Former Labour Deputy Leader Harriet Harman predicts Andy Burnham will succeed Keir Starmer as Prime Minister after Burnham's decisive Makerfield victory over Reform UK.

“Andy Burnham is going to become prime minister. Keir Starmer is going to be leaving office.”
That’s the prediction from former Labour Deputy Leader Harriet Harman. She didn’t mince words on the “Electoral Dysfunction” podcast. She sees a collective movement. She sees a change in leadership. And she thinks it’s happening now.
The catalyst isn’t a scandal in Westminster. It’s a seat in northwestern England.
Andy Burnham, the Mayor of Greater Manchester, won the Makerfield parliamentary seat. He beat Rob Kenyon of Reform UK by over 9,000 votes. That’s 55% of the 45,510 votes cast. It’s a decisive win for the man locals call the King of the North.
But this isn’t just about Manchester. It’s about who runs Britain.
Burnham used his victory speech to signal he’s not here to be a number in the House of Commons. He’s here to lead. There are 650 seats in Parliament. Burnham wants the top job.
“Everyone knows that politics isn’t working,” Burnham told his supporters Friday. “Everyone can feel that the country isn’t where it should be. Tonight could, just could, be the turning point.”
He’s pitching “Manchesterism” on a national scale. He wants an economy that works for everybody, not just the few in far-off places. He wants to turn away from the divisive politics seen in the United States. He wants unity. He wants hope.
Keir Starmer isn’t rolling over.
The Prime Minister congratulated Burnham on X. He said voters chose Labour’s campaign of hope over division and hate. But he added a caveat. He will fight.
“I will run, I will stand,” Starmer said. “I’ve said repeatedly I’m not going to walk away from that.”
It’s a leadership showdown. Starmer is embattled. A growing number of colleagues are urging him to make a dignified exit. They’re waiting for him to step aside. He’s refusing.
Burnham’s win cements his status as the top contender to replace Starmer. Rob Ford, a political science professor at the University of Manchester, notes that defeating Reform UK strengthens Burnham’s claim. It shows he can beat the big right-wing threat. It shows he can hold the line.

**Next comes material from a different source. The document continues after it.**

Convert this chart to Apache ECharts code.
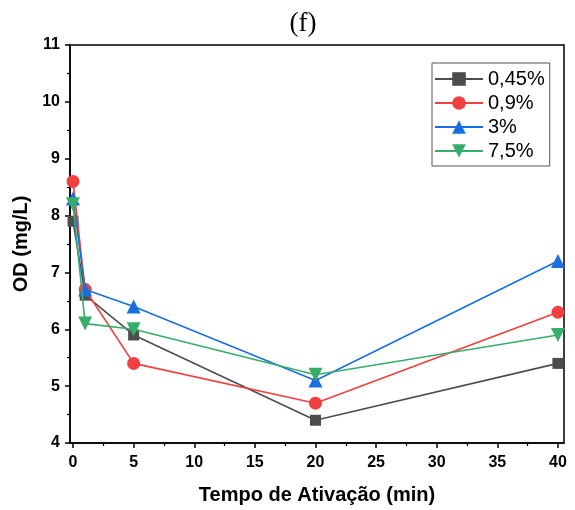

The short version? Burnham is positioning himself as the candidate of change. He’s leveraging his mayoral success in a city forged by the Industrial Revolution. He’s promising to replicate that regeneration on a national level.
Starmer is betting on his own record. He’s betting that the base still trusts him. He’s betting that a leadership contest would be messy and that he can survive it.
Harman’s prediction is bold. It assumes the momentum is already shifting. It assumes the “collective movement” she describes is real. If Burnham can translate that Manchester momentum into a national wave, Starmer’s “I will stand” might just be a holding pattern.
The result is in. The speeches are done. The next few months will tell us if Burnham is just a mayor with big ambitions or the next Prime Minister.
Read that again. The King of the North is looking at the throne.